The protagonist, the author’s repeat character, Dr. Burke, is a devotee of a Japanese bushido style that includes bare handed fighting, weapons work, and just a whiff of ninjutsu. Burke’s training is traditional, brutal, complete, and redolent of the traditional relationship of student and sensei, a theme Burke comes back to again and again as, presumably, the author works through his own experiences with his teacher or teachers. For reasons that would spoil the story to reveal, this particular novel represents a pinnacle point in Burke’s arc of character, and in the trajectory of his relationship with his sensei.
The basic story is that a young girl, a member of a powerful and well connected Japanese family, has gone missing — strayed is perhaps a better term — and a scion of that family requests Burke’s assistance in bringing her back into the fold. Burke’s motivation for helping, and what he learns as that motivation becomes more complex and multilayered, serves as the backbone a story that is, as are so many tales of this type, all about duty, loyalty, and of course family.
What makes this book worth the review, and worth your reading time, is, in the end, none of the usual ingredients already covered, but rather Donohue’s wise, asides, particularly during the first third of the book, regarding martial arts, Japanese culture, and Zen influences:
“There’s a lot written about the martial arts; all these complicated ideas about transcending the self, a dense thicket of words and description. It’s cool and calming, the promise of an experience of measured beauty….Step out with me on the hard floor of a practice session. No incense here, just the smell of heated bodies; no changing, simply the grunt of effort and the thwack when a blow hits home.

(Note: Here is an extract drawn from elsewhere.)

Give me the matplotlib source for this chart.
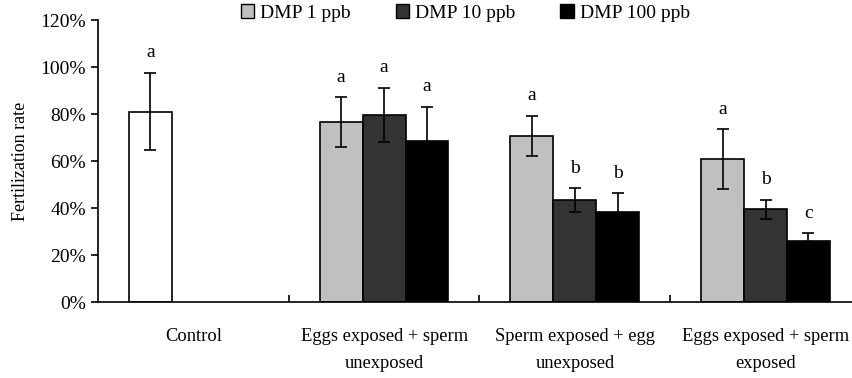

“And losing the self? Please. There’s sublimation, for sure. Training is a heavy yoke….The reasons we strain are varied, but in the end they are deeply and depressingly similar. Skill gives us control and the illusion of a manageable universe. Achievement brings approval. Effort is penance….”
And also:
“I knew what I was feeling—haragei. It’s the weird sixth sense that the Japanese believe is a hallmark of the advanced martial artist They say that with haragei, you can sense the skill of an opponent just by being in close proximity to him.”